Cela fait en effet un an que la révolution a renversé le Shah d’Iran et que les islamistes ont pris le pouvoir. L’art, la liberté des femmes et la tolérance religieuse se sont effacés dans le pays. Ne restent que des vestiges du passé dans les intérieurs privés des maisons d’Abadan, entre photographies de tenues décontractées, divas recluses et bouteilles d’alcool enfouies. C’est pourtant un emblème de la mondialisation que regardent avec passion Iraniens et Irakiens lors de rares moments de répit : dans une séquence soulignant l’absurde des déchirements idéologiques, des images de la célèbre série animée Goldorak apparaissent sur les écrans de télévision, tandis que le générique, en persan, retentit et fascine les spectateurs. La part de l’imaginaire et de l’échappée l’emporte alors, et le rêve s’élève contre l’insupportable réalité.

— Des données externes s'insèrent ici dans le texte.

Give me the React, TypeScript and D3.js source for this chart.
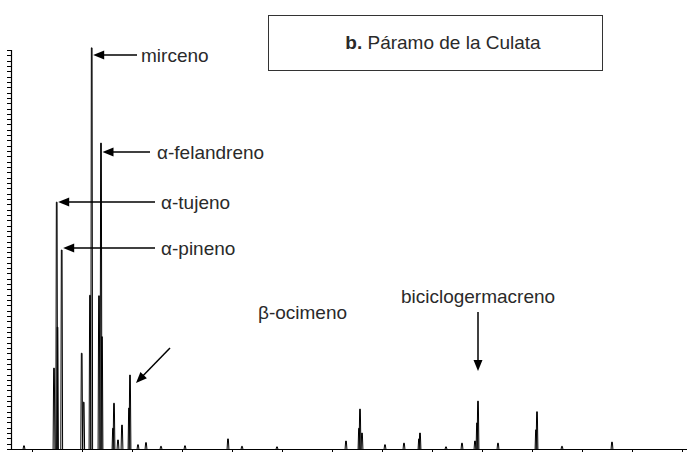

Alternant plans en plongée et contre-plongée pour souligner l’angoisse des personnages aux visages grisâtres face à la violence qui les entoure, Sepideh Farsi joue aussi sur les reflets des étendues d’eau, des appareils photos et des miroirs. Une façon d’insister sur le passé et le présent qui déchirent les habitants de la ville, encore libres et en paix un an auparavant, et d’illustrer son propre travail de mémoire sur ce conflit qui a fait plus d’un million de victimes civiles et dont il reste aujourd’hui peu de traces.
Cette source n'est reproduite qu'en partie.